In real 1:20 scale of a 24tons boat, the modell should weight only 3kg but almost impossible to built and therefore the 4.5kg minimum is requested.
One of my lighter design AC120 Sport present in this forum is weighting 4.0kg
Sorry for the long reply
Cheers
ClaudioD
Hi Tony, There is still quite a bit of freedom within rule issue 1.5, albeit there are moves to try and restrict with rule changes, but it is not a point of discussion for this threat.
The attached list of IACC 120’s shows the scope variance in boat design currently available showing minimum and maximin specs being used.
As Claudio says the perfect yacht has yet to found and compromises are always present with the changing the weather conditions.
Cheers Alan
Finally managed to laminate the moulds, was bit of a risky exercise as it is snowing here and this means fire place goes on … :rolleyes: hmm me thinks !
Today also happens to be time for erecting the Xmas tree and family tradition is that this is the guys job and she who must be obeyed … goes shopping !
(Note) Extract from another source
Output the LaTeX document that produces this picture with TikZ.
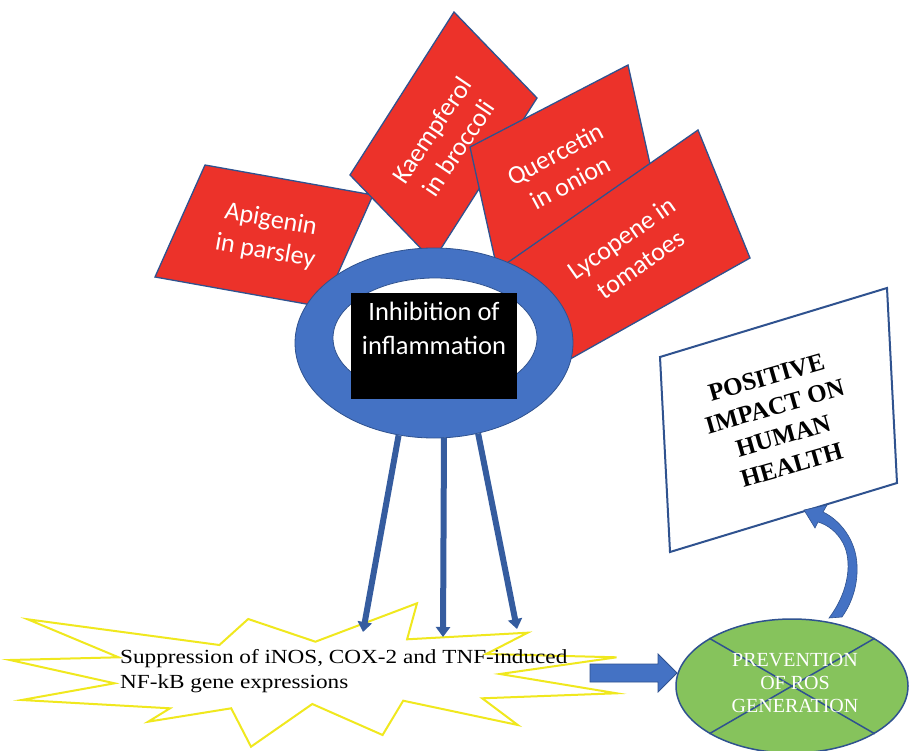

Think you’ve got the picture by now … 3 moulds laminated in the lounge by nice warm fire place, super spring clean to make sure there was no evidence, Xmas tree erected with blinking bits & pieces running and then little lady comes home & wonders why I feeling so happy (none the wiser about my crime of course) … It’s Christmas Honey !!!
Thanks to my accomplices (two sons) great team work guys ! knowing full well I will blackmailed over Xmas to keep them quite. :scared:
Merry Christmas everyone :xmas:
Cheers Alan :zbeer:
Alan,
Many congratulations on the progress x 3 !! Shall definitely look forward to reading your observations of the on-water trials.
Like your idea for getting lamination done - no snow here, just temps hovering between 3 & 7 C with lots of rain. Unfortunately our household ‘finance director’ (she also does the compliance and auditing!!) recently suffered a ruptured appendix & is now home from hospital so I can’t get away with anything - bah humbug!! At least I think I’ll be earning serious brownie points for her Christmas present (hopefully not being over confidant) thus will earn the right to serious workshop time in the new year!!